首先黨的領導是不能動搖的,社會主義法制建設領域同樣如此,沒有黨的統一領導社會主義法制建設就會無人組織。面對“文革”結束以后復雜的思想狀況,鄧小平提出了堅持四項基本原則,指出堅持中國共產黨的領導是堅持四項基本原則的核心,并且要求用法律的形式把四項基本原則確定下來。彭真主持起草1982年憲法時,沖破各種阻力和懷疑,運用“過去歷史證明了這一點,現在也證明了,將來還會證明”的表述形式把黨的領導寫入了憲法序言,維護了黨的領導的憲法地位。
其次黨必須在憲法和法律范圍內活動。1979年在全國人大制定出臺了刑法、刑事訴訟法等七部重要法律之后,中共中央發布了《關于堅決保證刑法、刑事訴訟法切實實施的指示》,文件要求嚴格按照刑法和刑事訴訟法辦事,各級黨組織和全體黨員都必須嚴格遵守國家法律,絕不允許有不受法律約束的公民和凌駕于法律之上的特權。隨后,“黨必須在憲法和法律范圍內活動”的主張被載入1982年修改的黨章和1982年憲法,在黨和國家的根本大法當中確立了處理黨法關系的基本準則,這是我們黨探索黨法關系的一個重大突破,具有劃時代的歷史意義。
再次堅持黨的領導與依法辦事是一致的。文革結束以后,黨的領導人認識到國家法律是在黨的領導下制定的,既反映了人民意志又體現了黨的主張,服從遵守國家法律就是貫徹執行黨的政策、方針和路線,反之,否定法律就是否定自己。因此,1986年中共中央發布《全黨必須堅決維護社會主義法制的通知》,文件明確提出“堅持黨的領導和依法辦事是一致的”這一重要論斷,這是對黨法關系的經典概括。
最后黨要善于領導。鄧小平1980年在黨的十一屆五中全會上提出要改善黨的領導,黨要“善于領導”。從黨法關系的角度而言,黨要“善于領導”就是要求各級黨組織正確處理黨的領導與國家政權機關依法行使職權的關系,全體黨員干部不斷提升依法辦事能力。1979年的《關于堅決保證刑法、刑事訴訟法切實實施的指示》和1986年的《全黨必須堅決維護社會主義法制的通知》兩個文件明確規定取消各級黨委審批案件的制度,指出黨委與司法機關各有專責,既不能互相代替,也不應互相混淆。黨員干部要養成依法辦事的習慣,各級黨委要堅決支持各級人民代表大會和它的常務委員會依法行使職權、充分發揮司法機關的職能。

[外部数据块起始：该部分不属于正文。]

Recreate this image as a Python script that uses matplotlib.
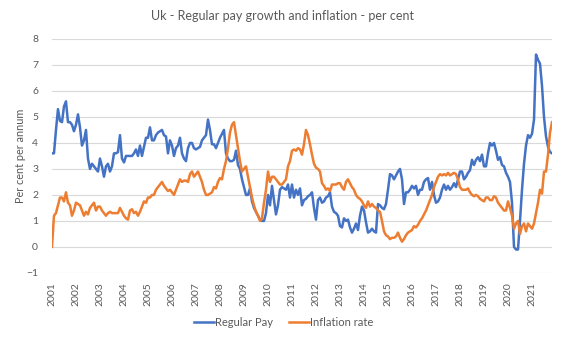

“偉大覺醒”是這一時期黨法關系的顯著特征。第二代領導集體總結建國以后處理黨法關系的經驗與教訓,開始重視法制建設,揭開了黨法關系發展新的歷史篇章。在這一階段,我們黨明確了社會主義法制建設的重要地位,強調社會主義法制必須加強黨的領導,確立了“黨必須在憲法法律范圍內活動”的基本準則,做出了堅持黨的領導與依法辦事是一致的重要判斷,提出了黨要善于運用法治方式進行領導的基本要求,確立了處理黨法關系的基本指導思想。
2.黨法關系提質升級
1992年黨的十四大報告提出建立社會主義市場經濟體制。市場經濟與法治有著天然的契合,市場經濟體制改革越向前推進,經濟社會發展對法治的需求越強烈。為了回應時代需要,黨的十五大提出了依法治國,黨的十六大提出了依法執政,實現了黨法關系的提質升級。
1997年,黨的十五大適應深入推進市場經濟體制改革的要求,在政治體制改革領域作出了“依法治國,建設社會主義法治國家”的重大決策,把“依法治國”正式確立為黨領導人民治國理政的基本方略。隨后中共中央提起修憲建議,1999年全國人大通過的《憲法》修正案使黨的這一重要主張上升為國家意志,實現了黨的領導方式的重大轉變。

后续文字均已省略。